Views:1 Author:Site Editor Publish Time: 2019-04-24 Origin:Site
The growth of China's demand for oil is expected to slow as the country's economic restructuring and ever-stringent environmental policy tightens, according to Oil 2019, the International Energy Agency's annual outlook for global oil markets released in Beijing on Tuesday.
This is against the backdrop that world oil demand growth is expected to remain solid with a slowing pace of growth.
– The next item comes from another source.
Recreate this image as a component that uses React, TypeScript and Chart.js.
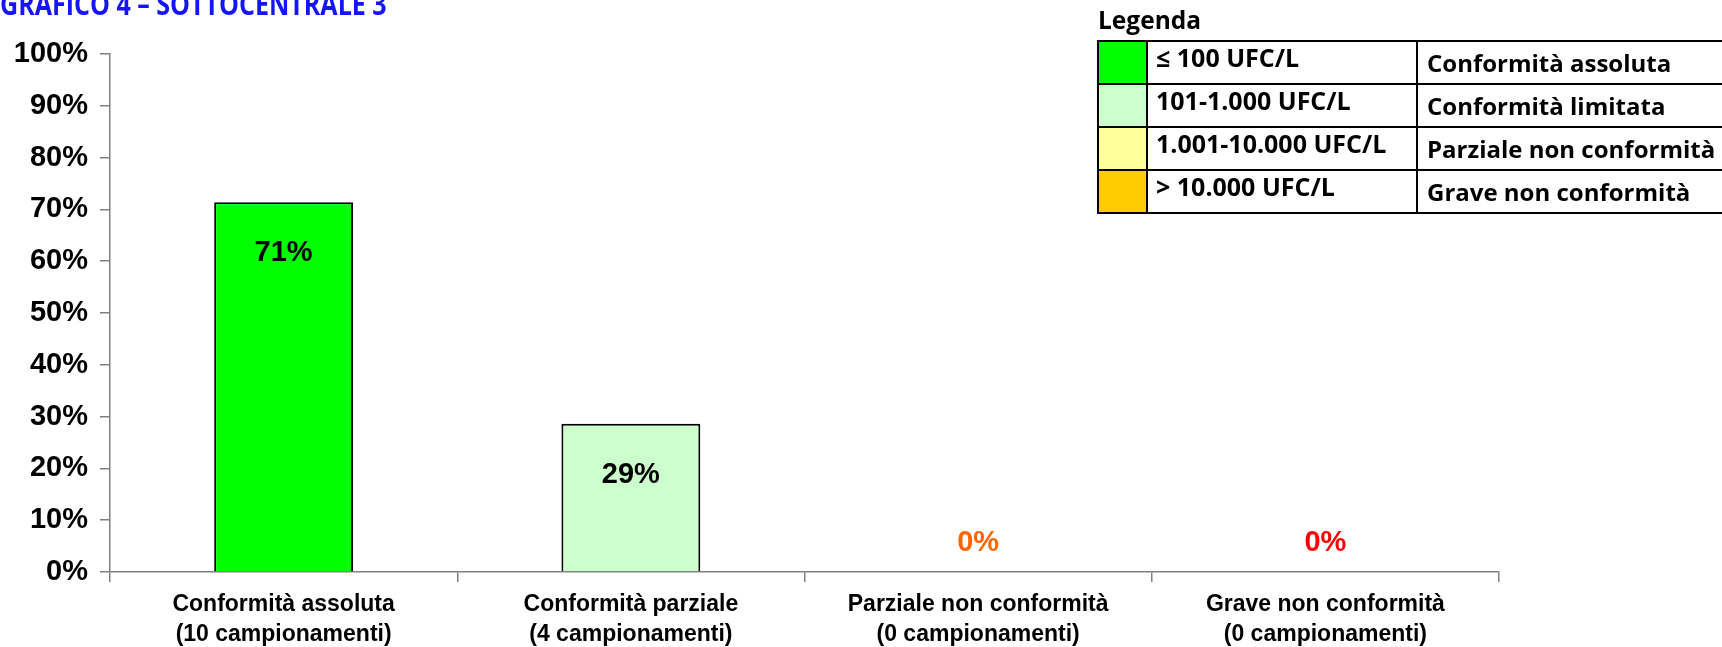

The demand growth is underpinned by China and India, and by the growing importance of petrochemicals as the industry invests to meet rising consumer demand, according to the outlook.
China's growth will slow while India's demand will remain robust, and by 2024 we forecast that India's annual volume growth will equal China's, it said.
This is in accordance with a previous energy outlook released by BP, which believes China's energy demand growth is expected to slow to 1.1 percent per annum by 2040, less than one-fifth of its pace in the last 22 years of 5.9 percent per annum.
Much of the increase in energy demand will be concentrated in developing Asia, including India and China, where rising prosperity and improving living standards will support increased energy consumption per head, it said.
According to IEA, the oil refining industry also will face a wave of new capacity, with net refining capacity growth reaching 9 million barrels per day. China will exceed the United States and become the one with the world's largest refining capacity as of 2024.
As the new capacity is beyond the growth of the oil, some refinery plants will be shut down to rebalance the market, it said.